Il va sans dire que tout se calma après les : « viens-y donc » et les : « numérote tes os » échangés comme de la porte Saint-Honoré à la porte Saint-Antoine. On ne se bat pas pour la grammaire française, encore moins pour la prosodie, et le scoliaste de Molière en était précisément aux Femmes savantes. Vint l’Académie qui pacifie tout dans son sein quarantiforme et quand ils s’y retrouvèrent, le symbolisme était feu.

À cette dite Académie, où il dispute à Pierre Loti, né Viaud, le masque lumineux des noms de guerre littéraires, Anatole France se distingue en ceci que, pareil aux Brutus et Cassius de la tragédie, il y étincelle d’absence.

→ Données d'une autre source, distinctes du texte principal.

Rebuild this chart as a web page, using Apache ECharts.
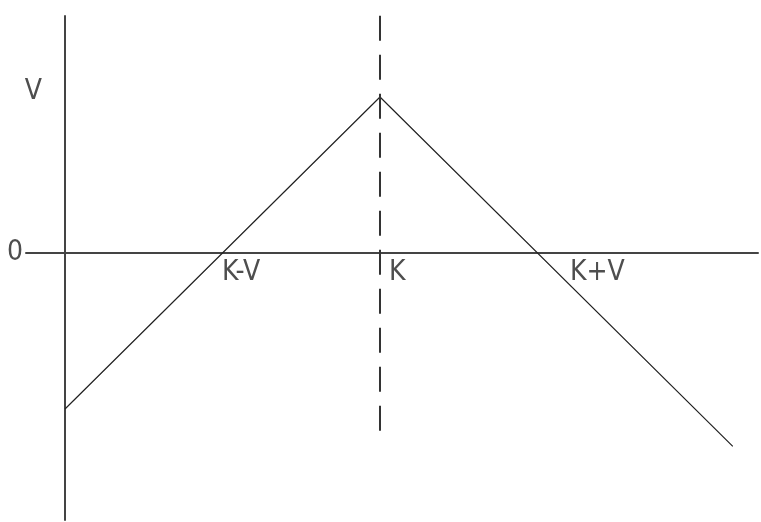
<!DOCTYPE html>
<html>
<head>
<meta charset="utf-8">
<script src="https://cdn.jsdelivr.net/npm/echarts@6/dist/echarts.min.js"></script>
<style>
  html, body { margin: 0; padding: 0; background: #fff; }
  #chart { width: 761px; height: 522px; }
</style>
</head>
<body>
<div id="chart"></div>
<script>
// payoff: V - |x - K| with K = 2, V = 1
const payoffX = [0, 2, 4.24]
const payoffY = [-1, 1, -1.24]

// dashed strike line at x = K
const strikeX = [2, 2]
const strikeY = [1.52, -1.17]

// annotation texts and their anchor points (data units)
const labelText = ['0', 'V', 'K-V', 'K', 'K+V']
const labelX = [-0.267, -0.146, 0.997, 2.057, 3.206]
const labelY = [0, 1.032, -0.128, -0.128, -0.128]
const labelAlign = ['right', 'right', 'left', 'left', 'left']

const chart = echarts.init(document.getElementById('chart'), null, { renderer: 'canvas' })

const ink = '#222'
const font = '"Liberation Sans Narrow", "DejaVu Sans Condensed", sans-serif'

chart.setOption({
  animation: false,
  grid: { left: 26, right: 3, top: 16, bottom: 2, containLabel: false },
  xAxis: {
    type: 'value',
    min: -0.2476,
    max: 4.4,
    axisLine: { show: true, onZero: true, lineStyle: { color: '#444', width: 2 } },
    axisTick: { show: false },
    axisLabel: { show: false },
    splitLine: { show: false },
  },
  yAxis: {
    type: 'value',
    min: -1.7115,
    max: 1.519,
    axisLine: { show: true, onZero: true, lineStyle: { color: '#444', width: 2 } },
    axisTick: { show: false },
    axisLabel: { show: false },
    splitLine: { show: false },
  },
  series: [
    {
      type: 'line',
      symbol: 'none',
      silent: true,
      lineStyle: { color: ink, width: 1.2 },
      data: payoffX.map((x, i) => [x, payoffY[i]]),
    },
    {
      type: 'line',
      symbol: 'none',
      silent: true,
      lineStyle: { color: '#333', width: 2, type: [25, 14] },
      data: strikeX.map((x, i) => [x, strikeY[i]]),
    },
    {
      type: 'scatter',
      clip: false,
      silent: true,
      symbolSize: 1,
      itemStyle: { color: 'transparent' },
      data: labelText.map((t, i) => ({
        value: [labelX[i], labelY[i]],
        label: {
          show: true,
          position: 'inside',
          formatter: t,
          align: labelAlign[i],
          verticalAlign: 'middle',
          color: ink,
          fontFamily: font,
          fontSize: 28,
        },
      })),
    },
  ],
})
</script>
</body>
</html>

Il y joue le rôle de l’immortel honoraire, désintéressé des prix de vertu, des élections, du dictionnaire, sorte de saint Siméon le stylite perché sur sa colonne. C’est un isolé considérable. Je n’ai à apprendre à personne la raison, très fière selon moi, pour laquelle le prince des prosateurs s’est écarté de ce salon d’apprentis dieux. Nous devons le trou qu’il y fait à cette terrible Affaire qui divisa jusqu’à l’élite de la nation. Il ne voulait pas recevoir des fauteuils à la tête, datassent-ils de Richelieu, et fussent-ils du mobilier de Conrart lui-même. Il laisse donc le sien vide et le portier de l’Institut ne le connaît « que de réputation ». C’est du moins ce que ce prince (lui aussi) des concierges me répondit le jour où j’allai lui demander son adresse à fin de visite, il y a de cela une dizaine d’années.

Par un accès d’aberration qui signe le retour d’âge artistique, je m’étais laissé entraîner à poser, à tout hasard, ma candidature au prytanée, lorsqu’un ami me prévint qu’un rival sérieux, mais encore non déclaré, devait s’interposer entre moi et la Suzanne du pont des Arts. Je courus villa Saïd. — Est-il vrai que tu te présentes ? — Je n’en sais rien. Pourquoi ? — Parce que dans cette occurrence il n’y a qu’à te céder le pas au nom de tout ce qu’on révère. Appètes-tu ou n’appètes-tu pas ? Sauve-moi du ridicule. — Eh bien on appète pour moi. — Merci, je me désiste. Ouf ! quel impair tu m’évites ! — Mais mon vieux camarade me retint : — Écoute, on tombe là comme des quilles. À la prochaine vacance, veux-tu ? Je te promets ma voix d’avance et dès à présent. Ça t’en fera toujours une.

Et ma foi, je le pris au mot. Il faudra donc qu’il y aille, une fois au moins, à cette Académie, et je le tiens sous mon talon de fer. Rassure-toi, Anatance, le pauvre Bergeret ne t’acculera pas au parjure, ma crise est passée, je suis guéri, je n’aime plus Suzanne.